Аналитизм так или иначе присутствует в каждом эссе, но при этом обоснование автором своего персонального выбора предельно субъективно. Кутенков признается, что выбирал для книги любимые произведения, а любимое не всегда тождественно лучшему. Предпочтя первое второму, можно пренебречь такими критериями, как техничность, масштабность художественного замысла и место в литературной иерархии. Во всяком случае, обоснование выбора нужно искать не здесь, а далеко за пределами самого текста — в сфере ситуативной, нередко биографической. Есть почти абсолютная уверенность в том, что состав стихотворений в книге мог бы быть принципиально иным, если бы не повлиявшие на выбор конкретные обстоятельства: текущая жизненная ситуация автора, непростая и даже драматичная, и характер ее проживания. Многие недавние события еще не окончательно отошли в прошлое и не до конца отпустили их участника. Пульсация времени, исторического и личного, здесь очень ощутима.
Получается, что каждое стихотворение, воспринимаемое как часть личного опыта поэта, экстраполируется Кутенковым на его собственную частную жизнь и оценивается на уровне поиска ситуативных сближений, аналогичных жизненных проблем и сходных эмоциональных переживаний. В связи с этим книга приобретает очень камерное, даже интимное звучание. В структурно-композиционном плане эссе однородны и воспроизводят относительно устойчивую модель авторской аргументации. Сначала дается вполне профессиональный, литературоведческий и языковой анализ текста, а ближе к концу размышлений появляется та самая субъективная составляющая, которая «высвечивает» потаенную, но глубоко волнующую эссеиста сторону его собственной жизни.
Так, анализируя стихотворение Федора Терентьева «Вол и волк не рифмуются до конца», критик дает подробный комментарий к каждой строфе, пытается с помощью семантики слов и звуковой игры выстроить сюжет стихотворения. Но вся эта красивая литературоведческая надстройка подводит нас, в конечном итоге, не к художественно-эстетическому обоснованию выбора текста, а к возникшему по ассоциации с ним личному воспоминанию. Кутенков вспоминает один забавный случай, когда он, «будучи в гостях у друга Патрика в Польше», объяснял ему современные русские стихи: «Но речь не об этом забавном казусе, а о том, что тогда я впервые осознал, сколько же не понимаю в любимых стихах на уровне элементарных словарных значений…».
Любимое стихотворение с легкостью отодвинуто на задний план, чтобы на его месте зазвучал голос автора книги.

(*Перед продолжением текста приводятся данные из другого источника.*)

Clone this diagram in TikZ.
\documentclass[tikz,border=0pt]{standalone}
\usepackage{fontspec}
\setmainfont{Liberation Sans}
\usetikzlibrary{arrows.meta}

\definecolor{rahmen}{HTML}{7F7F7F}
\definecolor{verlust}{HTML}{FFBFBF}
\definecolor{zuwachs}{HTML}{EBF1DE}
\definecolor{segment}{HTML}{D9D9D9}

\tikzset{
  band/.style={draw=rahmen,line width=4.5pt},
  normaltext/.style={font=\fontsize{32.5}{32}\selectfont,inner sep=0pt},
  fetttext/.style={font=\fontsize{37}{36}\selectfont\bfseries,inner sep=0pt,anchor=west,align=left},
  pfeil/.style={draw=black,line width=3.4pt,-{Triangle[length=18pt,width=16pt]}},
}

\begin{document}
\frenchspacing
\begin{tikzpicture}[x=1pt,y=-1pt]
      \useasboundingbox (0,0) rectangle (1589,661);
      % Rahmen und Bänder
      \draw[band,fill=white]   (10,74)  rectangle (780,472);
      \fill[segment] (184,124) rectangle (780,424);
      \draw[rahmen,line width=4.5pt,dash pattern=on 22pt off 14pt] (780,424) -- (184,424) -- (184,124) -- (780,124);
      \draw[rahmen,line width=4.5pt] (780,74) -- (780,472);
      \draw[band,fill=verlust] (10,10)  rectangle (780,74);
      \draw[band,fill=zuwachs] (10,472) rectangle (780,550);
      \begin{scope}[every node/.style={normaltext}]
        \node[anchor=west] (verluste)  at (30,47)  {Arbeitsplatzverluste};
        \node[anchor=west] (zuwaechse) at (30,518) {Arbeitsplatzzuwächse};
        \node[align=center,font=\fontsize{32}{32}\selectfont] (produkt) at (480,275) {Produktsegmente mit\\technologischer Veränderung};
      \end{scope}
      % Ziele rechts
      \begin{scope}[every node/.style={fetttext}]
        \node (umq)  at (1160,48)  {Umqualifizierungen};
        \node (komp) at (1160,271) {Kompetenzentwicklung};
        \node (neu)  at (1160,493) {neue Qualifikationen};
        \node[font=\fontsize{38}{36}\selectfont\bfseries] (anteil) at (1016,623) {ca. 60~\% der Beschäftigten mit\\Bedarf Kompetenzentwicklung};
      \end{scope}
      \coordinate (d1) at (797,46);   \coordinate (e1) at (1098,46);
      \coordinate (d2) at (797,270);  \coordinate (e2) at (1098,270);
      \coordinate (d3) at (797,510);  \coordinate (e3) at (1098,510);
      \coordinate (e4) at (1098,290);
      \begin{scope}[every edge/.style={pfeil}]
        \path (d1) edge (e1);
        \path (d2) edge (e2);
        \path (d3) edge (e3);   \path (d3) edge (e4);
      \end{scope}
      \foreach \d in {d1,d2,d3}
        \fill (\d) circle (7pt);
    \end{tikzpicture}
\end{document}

Просто автору не менее важно поделиться с читателем своей личной историей и личным опытом. Иногда и вовсе начинает казаться, что любимые поэты — всего лишь ширма, за которой Кутенков со свойственной ему стеснительностью скрывает что-то свое, глубоко наболевшее. Таким предельным откровением заканчивается анализ стихотворения Антона Морозова «левкои, ласточки и маки». Глубокие размышления о тексте, в котором «возвращение к утраченному допостмодернистскому раю» не исключает «переклички с постсимволистской поэтикой Ольги Седаковой», в конце эссе снова резко переходят в плоскость субъективного, интимного авторского опыта: «Мне дорого стихотворение Антона Морозова этой фиксацией утраченного рая. Когда-то такая фиксация произошла и у меня. 30 июня 2006 года; возраст, совпавший с поступлением в институт. Это был один эпизод, увиденный по телевизору и связанный с любимой женщиной…».

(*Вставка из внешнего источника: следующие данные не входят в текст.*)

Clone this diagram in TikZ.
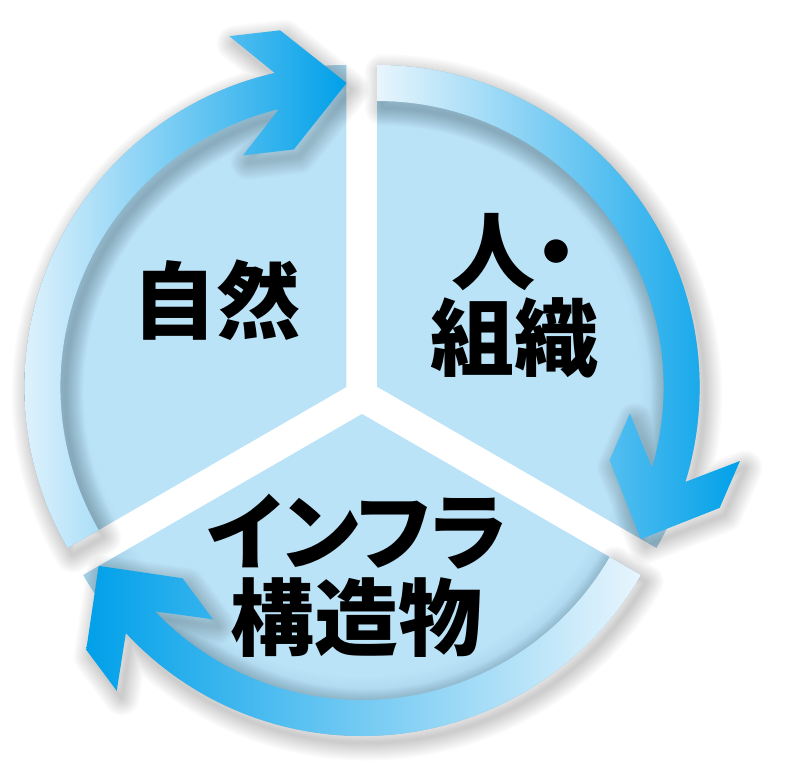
\documentclass[tikz,border=0pt]{standalone}
\usepackage{fontspec}
\newfontfamily\jpfont{Noto Sans CJK JP}[RawFeature=+palt]

\definecolor{diskblue}{HTML}{BBE3F7}
\definecolor{rimshadow}{HTML}{A8D2E9}
\definecolor{arrowblue}{HTML}{00A0E9}
\definecolor{paleblue}{HTML}{E8F5FD}

\pgfdeclareradialshading{diskshading}{\pgfpoint{0bp}{0bp}}{%
  color(0bp)=(diskblue); color(20.3bp)=(diskblue);
  color(22.2bp)=(rimshadow); color(50bp)=(rimshadow)}

% sizes of the ring
\def\Rout{322}
\def\Rin{286}
\def\Rmid{304}

% shaft + chevron head, uses \hi \send \notch \headdir
\newcommand\arrowpath{(\hi:\Rout) arc[start angle=\hi, end angle=\send, radius=\Rout]
  -- (\send:\Rin) arc[start angle=\send, end angle=\hi, radius=\Rin] -- cycle
  (\notch:\Rmid) +(\headdir:70) -- +(\headdir-80.5:60.8) -- +(\headdir-124.4:72.7)
  -- +(\headdir-90:18) -- +(\headdir+90:18) -- +(\headdir+124.4:72.7)
  -- +(\headdir+80.5:60.8) -- cycle}

\begin{document}
\begin{tikzpicture}[x=1pt, y=1pt]
\tikzset{
	piece/.style = {
		shading=diskshading
	},
	arrowshadow/.style = {
		draw=black, opacity=0.02,
		line join=round, shift={(5,-7)}
	},
	label/.style = {
		font=\jpfont\bfseries\fontsize{84}{86}\selectfont,
		align=center, inner sep=0pt
	},
}
\useasboundingbox (-362,-387) rectangle (432,396);
\fill[white] (-362,-387) rectangle (432,396);

% bisector / low angle / high angle / left colour / right colour
\def\pieces{150/90/210/paleblue/arrowblue, 30/-30/90/paleblue/arrowblue, 270/210/330/arrowblue/paleblue}

% the three sectors
\foreach \bis/\lo/\hi/\lc/\rc in \pieces
{
  \begin{scope}[shift={(\bis:18)}]
    \clip (0,0) -- (\lo:\Rout) arc[start angle=\lo, end angle=\hi, radius=\Rout] -- cycle;
    \shade[piece] (0,0) circle[radius=\Rout];
  \end{scope}
}

% soft shadows of the arrows
\foreach \bis/\lo/\hi/\lc/\rc in \pieces
{
  \pgfmathsetmacro\send{\lo+10}
  \pgfmathsetmacro\notch{\lo+13.2}
  \pgfmathsetmacro\headdir{\notch-96.6}
  \begin{scope}[shift={(\bis:18)}]
    \foreach \k in {1,...,10}{
      \pgfmathsetmacro\lw{3.5*\k}
      \path[arrowshadow, line width=\lw pt] \arrowpath;
    }
  \end{scope}
}

% the arrows
\foreach \bis/\lo/\hi/\lc/\rc in \pieces
{
  \pgfmathsetmacro\send{\lo+10}
  \pgfmathsetmacro\notch{\lo+13.2}
  \pgfmathsetmacro\headdir{\notch-96.6}
  \begin{scope}[shift={(\bis:18)}]
    \shade[left color=\lc, right color=\rc] \arrowpath;
  \end{scope}
}

% labels
\node[label] (nature) at (-145,96) {自然};
\node[label] (people) at (152,100) {人・\\組織};
\node[label] (infra) at (-5,-180) {インフラ\\構造物};

\end{tikzpicture}
\end{document}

Кажется, именно этот подростково-юношеский рай по-настоящему дорог критику, а рай поэтический — не более чем иллюстрация к личной истории.
Все эти наблюдения не говорят о профессиональных недостатках книги. Скорее, о прямо противоположном. Автор не следовал устоявшемуся канону, а в абсолютно свободной форме, иногда приближаясь к восприятию рядового читателя, изложил свои впечатления о любимых произведениях. Вопросы вызывает лишь момент, связанный с характером механизма встраивания личного в общечеловеческое, эмоционального в рациональное. Смена интонации иногда кажется довольно резкой — авторский голос как будто ломается, переключаясь с одного регистра на другой. Так в советском радио дикторский размеренный голос может внезапно переключиться на оперную диву или милый лепет детской передачи.
В пределах одного эссе мы отчетливо слышим, как уверенная, лишенная эмоциональных подъемов речь профессионального критика сменяется сбивчивым, срывающимся от волнения рассказом мальчика-подростка. Но если все действительно так задумано, то автор хорошо справился со своей задачей. Более того, он сделал невозможное: рассказав о стихах других поэтов, представил на читательский суд самого себя: «Это принципиально внеиерархичная книга — не столько о лучших, сколько о любимых стихах; написанная с желанием определить, чем же дорог конкретный поэтический текст — и как его проживание соотносится с моими внутренними истоками».
Читать «25 писем о русской поэзии» стоит хотя бы потому, что книга учит умению оставаться свободным и независимым от общепринятых канонов, не причиняя при этом ущерба своим профессиональным качествам.